Ono no Dofu as a Young Man Watching a Frog Jumping at a Willow Branch
- Medium:
- Monochrome woodblock print; ink on paper
- Source:
- Metropolitan Museum of Art
Description
Ono no Dōfū as a Young Man Watching a Frog Jumping at a Willow Branch, attributed to Kitao Shigemasa in the Metropolitan Museum of Art, draws on one of the most beloved didactic stories in Japanese cultural memory. The Heian period calligrapher Ono no Tōfū, often spelled Dōfū, is said to have despaired of mastering his art until he observed a frog attempting again and again to leap onto a willow branch, finally succeeding and inspiring him to persist with his own studies. The story became a moral exemplar of perseverance and was depicted in painting, print, and decorative arts for centuries. The museum's date of 1739 reflects a cataloging convention rather than a precise design year, but the print sits firmly within Shigemasa's career as a designer of figural and historical subjects in Edo [ukiyo-e](/glossary/ukiyo-e). The composition focuses on the youthful Ono no Tōfū watching the frog with intent concentration, with the willow branch arching above to frame both the human and animal subjects. The Metropolitan Museum of Art preserves the image as part of its broad collection of Japanese figural prints and historical subjects.

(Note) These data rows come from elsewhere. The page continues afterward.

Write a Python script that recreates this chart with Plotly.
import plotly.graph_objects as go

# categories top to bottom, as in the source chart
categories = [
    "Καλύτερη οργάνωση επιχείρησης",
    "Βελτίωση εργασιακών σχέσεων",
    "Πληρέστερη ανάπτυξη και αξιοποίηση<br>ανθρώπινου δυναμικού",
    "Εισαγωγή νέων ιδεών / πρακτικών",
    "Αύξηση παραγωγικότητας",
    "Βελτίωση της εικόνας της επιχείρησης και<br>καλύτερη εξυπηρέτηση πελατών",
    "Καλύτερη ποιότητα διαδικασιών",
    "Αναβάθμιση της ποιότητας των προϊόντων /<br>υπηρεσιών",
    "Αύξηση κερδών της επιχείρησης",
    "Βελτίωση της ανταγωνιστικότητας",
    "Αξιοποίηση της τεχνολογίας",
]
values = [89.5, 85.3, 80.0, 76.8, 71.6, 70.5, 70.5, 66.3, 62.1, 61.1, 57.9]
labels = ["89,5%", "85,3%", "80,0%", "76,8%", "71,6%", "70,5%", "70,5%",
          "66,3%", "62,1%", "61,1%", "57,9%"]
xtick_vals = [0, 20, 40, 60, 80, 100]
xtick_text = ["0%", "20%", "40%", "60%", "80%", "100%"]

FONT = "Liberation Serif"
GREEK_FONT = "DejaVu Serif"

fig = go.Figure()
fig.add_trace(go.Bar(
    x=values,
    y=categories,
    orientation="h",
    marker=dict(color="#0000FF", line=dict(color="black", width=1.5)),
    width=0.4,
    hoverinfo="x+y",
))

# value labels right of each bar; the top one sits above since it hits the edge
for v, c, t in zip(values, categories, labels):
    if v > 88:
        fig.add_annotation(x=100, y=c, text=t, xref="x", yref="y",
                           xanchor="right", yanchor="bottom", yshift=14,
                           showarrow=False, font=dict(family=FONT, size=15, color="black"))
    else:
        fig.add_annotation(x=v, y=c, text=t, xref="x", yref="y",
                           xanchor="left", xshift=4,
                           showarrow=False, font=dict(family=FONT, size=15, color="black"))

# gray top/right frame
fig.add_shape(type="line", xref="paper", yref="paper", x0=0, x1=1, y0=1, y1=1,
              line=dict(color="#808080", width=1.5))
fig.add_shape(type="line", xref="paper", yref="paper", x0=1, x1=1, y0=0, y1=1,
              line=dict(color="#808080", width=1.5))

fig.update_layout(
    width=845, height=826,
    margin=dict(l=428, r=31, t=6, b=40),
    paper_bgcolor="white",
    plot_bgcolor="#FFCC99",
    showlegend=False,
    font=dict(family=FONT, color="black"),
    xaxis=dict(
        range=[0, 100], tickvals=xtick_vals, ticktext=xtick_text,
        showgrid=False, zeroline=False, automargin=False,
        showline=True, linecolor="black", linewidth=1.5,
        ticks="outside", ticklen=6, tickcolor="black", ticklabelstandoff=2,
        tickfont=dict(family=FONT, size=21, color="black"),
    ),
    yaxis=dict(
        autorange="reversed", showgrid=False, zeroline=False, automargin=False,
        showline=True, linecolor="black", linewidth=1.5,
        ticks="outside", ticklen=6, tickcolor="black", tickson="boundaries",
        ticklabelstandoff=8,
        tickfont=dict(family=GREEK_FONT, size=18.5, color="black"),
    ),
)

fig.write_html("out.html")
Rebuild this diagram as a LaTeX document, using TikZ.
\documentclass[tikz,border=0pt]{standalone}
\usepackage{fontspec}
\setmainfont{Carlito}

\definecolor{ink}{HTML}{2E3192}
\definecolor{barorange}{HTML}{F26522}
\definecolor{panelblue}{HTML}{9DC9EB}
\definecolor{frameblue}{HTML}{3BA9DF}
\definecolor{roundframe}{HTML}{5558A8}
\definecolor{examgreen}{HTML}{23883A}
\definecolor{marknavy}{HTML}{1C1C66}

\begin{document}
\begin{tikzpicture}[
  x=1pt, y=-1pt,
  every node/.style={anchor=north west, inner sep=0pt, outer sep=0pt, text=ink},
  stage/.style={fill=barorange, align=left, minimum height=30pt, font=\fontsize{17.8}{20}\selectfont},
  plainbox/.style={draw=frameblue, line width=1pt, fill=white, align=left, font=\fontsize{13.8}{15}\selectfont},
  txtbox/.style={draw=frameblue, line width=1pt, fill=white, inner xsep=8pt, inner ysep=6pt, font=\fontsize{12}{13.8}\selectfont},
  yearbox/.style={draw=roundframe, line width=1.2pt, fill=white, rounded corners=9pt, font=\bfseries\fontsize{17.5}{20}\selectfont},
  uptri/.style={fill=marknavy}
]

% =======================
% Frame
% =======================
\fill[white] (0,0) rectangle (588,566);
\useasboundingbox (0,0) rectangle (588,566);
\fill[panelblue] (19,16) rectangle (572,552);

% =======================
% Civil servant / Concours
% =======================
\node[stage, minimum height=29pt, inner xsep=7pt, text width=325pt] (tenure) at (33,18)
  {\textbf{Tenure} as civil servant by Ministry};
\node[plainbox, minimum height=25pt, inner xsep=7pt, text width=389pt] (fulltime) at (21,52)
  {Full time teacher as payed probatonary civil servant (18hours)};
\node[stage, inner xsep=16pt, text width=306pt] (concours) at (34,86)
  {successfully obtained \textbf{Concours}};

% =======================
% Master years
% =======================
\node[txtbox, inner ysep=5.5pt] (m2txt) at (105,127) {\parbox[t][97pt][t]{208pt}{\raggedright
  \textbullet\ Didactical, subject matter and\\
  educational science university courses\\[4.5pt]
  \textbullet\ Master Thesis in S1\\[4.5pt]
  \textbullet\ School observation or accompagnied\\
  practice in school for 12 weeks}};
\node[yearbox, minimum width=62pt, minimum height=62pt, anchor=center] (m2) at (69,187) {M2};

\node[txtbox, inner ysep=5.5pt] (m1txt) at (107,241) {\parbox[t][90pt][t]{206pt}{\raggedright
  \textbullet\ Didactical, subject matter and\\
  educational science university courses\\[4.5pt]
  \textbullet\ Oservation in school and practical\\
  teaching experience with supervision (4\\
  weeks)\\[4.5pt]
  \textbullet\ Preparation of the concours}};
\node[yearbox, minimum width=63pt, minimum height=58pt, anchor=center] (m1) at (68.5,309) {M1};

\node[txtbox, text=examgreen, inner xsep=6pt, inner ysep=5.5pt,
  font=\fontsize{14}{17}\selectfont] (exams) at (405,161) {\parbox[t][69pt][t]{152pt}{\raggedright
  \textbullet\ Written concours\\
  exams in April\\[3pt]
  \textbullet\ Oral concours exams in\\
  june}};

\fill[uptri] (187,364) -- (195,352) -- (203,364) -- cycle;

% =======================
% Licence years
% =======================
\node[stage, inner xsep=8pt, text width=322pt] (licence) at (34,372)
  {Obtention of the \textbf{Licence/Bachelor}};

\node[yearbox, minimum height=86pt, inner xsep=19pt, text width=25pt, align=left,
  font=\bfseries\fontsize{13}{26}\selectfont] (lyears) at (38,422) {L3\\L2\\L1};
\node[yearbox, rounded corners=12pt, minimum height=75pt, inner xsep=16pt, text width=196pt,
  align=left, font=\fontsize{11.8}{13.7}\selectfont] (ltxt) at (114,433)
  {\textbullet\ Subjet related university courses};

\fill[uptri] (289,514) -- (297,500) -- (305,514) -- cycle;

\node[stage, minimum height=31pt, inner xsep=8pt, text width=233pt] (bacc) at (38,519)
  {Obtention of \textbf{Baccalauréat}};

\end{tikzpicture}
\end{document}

As founder of the Kitao school, Shigemasa was well prepared for narrative work of this kind, with a clear understanding of how to use posture, costume, and setting to communicate a recognizable story to a contemporary print audience. The work also illustrates the porous boundary between literary illustration and ukiyo-e, since the same anecdote appears in school primers, anthologies, and ethical handbooks throughout the Edo period and continues to shape Japanese conceptions of patience, training, and the value of careful observation.